_Goal of the exercise_: Omit every picture and return the rest of the data unaltered.

_Supplied material_:
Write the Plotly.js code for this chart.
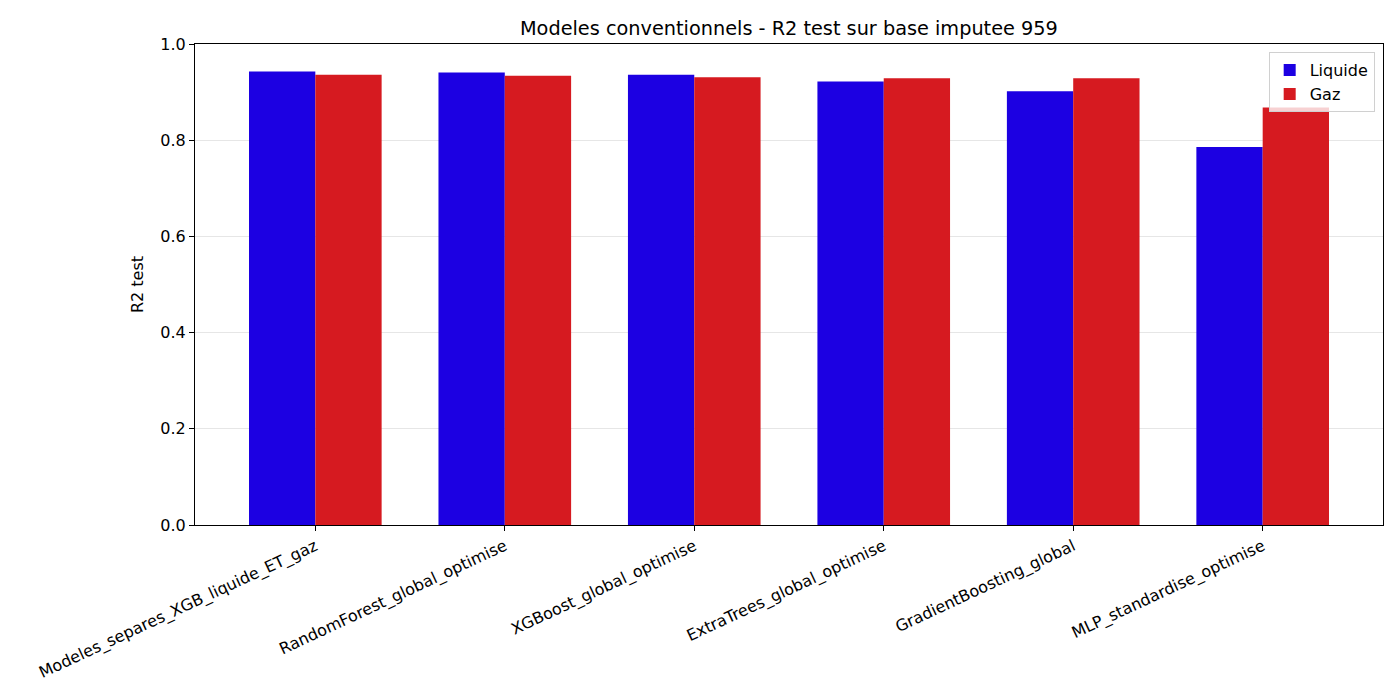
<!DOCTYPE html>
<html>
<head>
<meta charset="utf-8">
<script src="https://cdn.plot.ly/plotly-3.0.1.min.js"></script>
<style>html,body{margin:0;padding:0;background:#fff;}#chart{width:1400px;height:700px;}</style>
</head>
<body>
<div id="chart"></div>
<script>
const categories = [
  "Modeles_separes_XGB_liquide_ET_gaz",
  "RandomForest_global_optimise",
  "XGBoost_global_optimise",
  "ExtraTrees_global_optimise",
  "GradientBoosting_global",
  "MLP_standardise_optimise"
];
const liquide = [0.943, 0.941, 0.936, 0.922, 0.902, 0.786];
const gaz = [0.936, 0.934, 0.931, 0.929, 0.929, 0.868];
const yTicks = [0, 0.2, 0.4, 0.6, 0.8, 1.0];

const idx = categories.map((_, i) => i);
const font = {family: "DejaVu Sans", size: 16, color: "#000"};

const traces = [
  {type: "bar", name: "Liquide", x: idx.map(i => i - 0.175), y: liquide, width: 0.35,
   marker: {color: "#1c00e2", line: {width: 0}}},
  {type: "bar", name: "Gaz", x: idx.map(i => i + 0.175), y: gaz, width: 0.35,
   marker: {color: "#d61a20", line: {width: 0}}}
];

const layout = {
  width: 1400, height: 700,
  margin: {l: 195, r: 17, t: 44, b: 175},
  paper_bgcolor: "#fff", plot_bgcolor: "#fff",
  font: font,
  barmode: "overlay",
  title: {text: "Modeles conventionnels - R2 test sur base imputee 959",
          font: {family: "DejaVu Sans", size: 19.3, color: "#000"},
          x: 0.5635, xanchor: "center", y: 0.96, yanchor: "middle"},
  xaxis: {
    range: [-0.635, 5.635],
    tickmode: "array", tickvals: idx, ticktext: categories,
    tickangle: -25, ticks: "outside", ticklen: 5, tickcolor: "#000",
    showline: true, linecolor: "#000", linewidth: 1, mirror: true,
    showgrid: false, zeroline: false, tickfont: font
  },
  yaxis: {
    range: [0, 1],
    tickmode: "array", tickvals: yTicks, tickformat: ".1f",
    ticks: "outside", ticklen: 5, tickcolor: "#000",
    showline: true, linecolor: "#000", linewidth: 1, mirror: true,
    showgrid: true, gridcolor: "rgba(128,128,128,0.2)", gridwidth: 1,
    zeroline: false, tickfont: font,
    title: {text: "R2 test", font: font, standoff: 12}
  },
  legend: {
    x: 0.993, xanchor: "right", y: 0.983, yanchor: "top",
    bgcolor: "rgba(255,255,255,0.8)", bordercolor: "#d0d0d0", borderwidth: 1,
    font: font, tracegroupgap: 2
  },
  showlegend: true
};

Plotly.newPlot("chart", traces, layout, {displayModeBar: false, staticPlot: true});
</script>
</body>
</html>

_Answer to this task_:
Write the Plotly.js code for this chart.
<!DOCTYPE html>
<html>
<head>
<meta charset="utf-8">
<script src="https://cdn.plot.ly/plotly-3.0.1.min.js"></script>
<style>html,body{margin:0;padding:0;background:#fff;}#chart{width:1400px;height:700px;}</style>
</head>
<body>
<div id="chart"></div>
<script>
const categories = [
  "Modeles_separes_XGB_liquide_ET_gaz",
  "RandomForest_global_optimise",
  "XGBoost_global_optimise",
  "ExtraTrees_global_optimise",
  "GradientBoosting_global",
  "MLP_standardise_optimise"
];
const liquide = [0.943, 0.941, 0.936, 0.922, 0.902, 0.786];
const gaz = [0.936, 0.934, 0.931, 0.929, 0.929, 0.868];
const yTicks = [0, 0.2, 0.4, 0.6, 0.8, 1.0];

const idx = categories.map((_, i) => i);
const font = {family: "DejaVu Sans", size: 16, color: "#000"};

const traces = [
  {type: "bar", name: "Liquide", x: idx.map(i => i - 0.175), y: liquide, width: 0.35,
   marker: {color: "#1c00e2", line: {width: 0}}},
  {type: "bar", name: "Gaz", x: idx.map(i => i + 0.175), y: gaz, width: 0.35,
   marker: {color: "#d61a20", line: {width: 0}}}
];

const layout = {
  width: 1400, height: 700,
  margin: {l: 195, r: 17, t: 44, b: 175},
  paper_bgcolor: "#fff", plot_bgcolor: "#fff",
  font: font,
  barmode: "overlay",
  title: {text: "Modeles conventionnels - R2 test sur base imputee 959",
          font: {family: "DejaVu Sans", size: 19.3, color: "#000"},
          x: 0.5635, xanchor: "center", y: 0.96, yanchor: "middle"},
  xaxis: {
    range: [-0.635, 5.635],
    tickmode: "array", tickvals: idx, ticktext: categories,
    tickangle: -25, ticks: "outside", ticklen: 5, tickcolor: "#000",
    showline: true, linecolor: "#000", linewidth: 1, mirror: true,
    showgrid: false, zeroline: false, tickfont: font
  },
  yaxis: {
    range: [0, 1],
    tickmode: "array", tickvals: yTicks, tickformat: ".1f",
    ticks: "outside", ticklen: 5, tickcolor: "#000",
    showline: true, linecolor: "#000", linewidth: 1, mirror: true,
    showgrid: true, gridcolor: "rgba(128,128,128,0.2)", gridwidth: 1,
    zeroline: false, tickfont: font,
    title: {text: "R2 test", font: font, standoff: 12}
  },
  legend: {
    x: 0.993, xanchor: "right", y: 0.983, yanchor: "top",
    bgcolor: "rgba(255,255,255,0.8)", bordercolor: "#d0d0d0", borderwidth: 1,
    font: font, tracegroupgap: 2
  },
  showlegend: true
};

Plotly.newPlot("chart", traces, layout, {displayModeBar: false, staticPlot: true});
</script>
</body>
</html>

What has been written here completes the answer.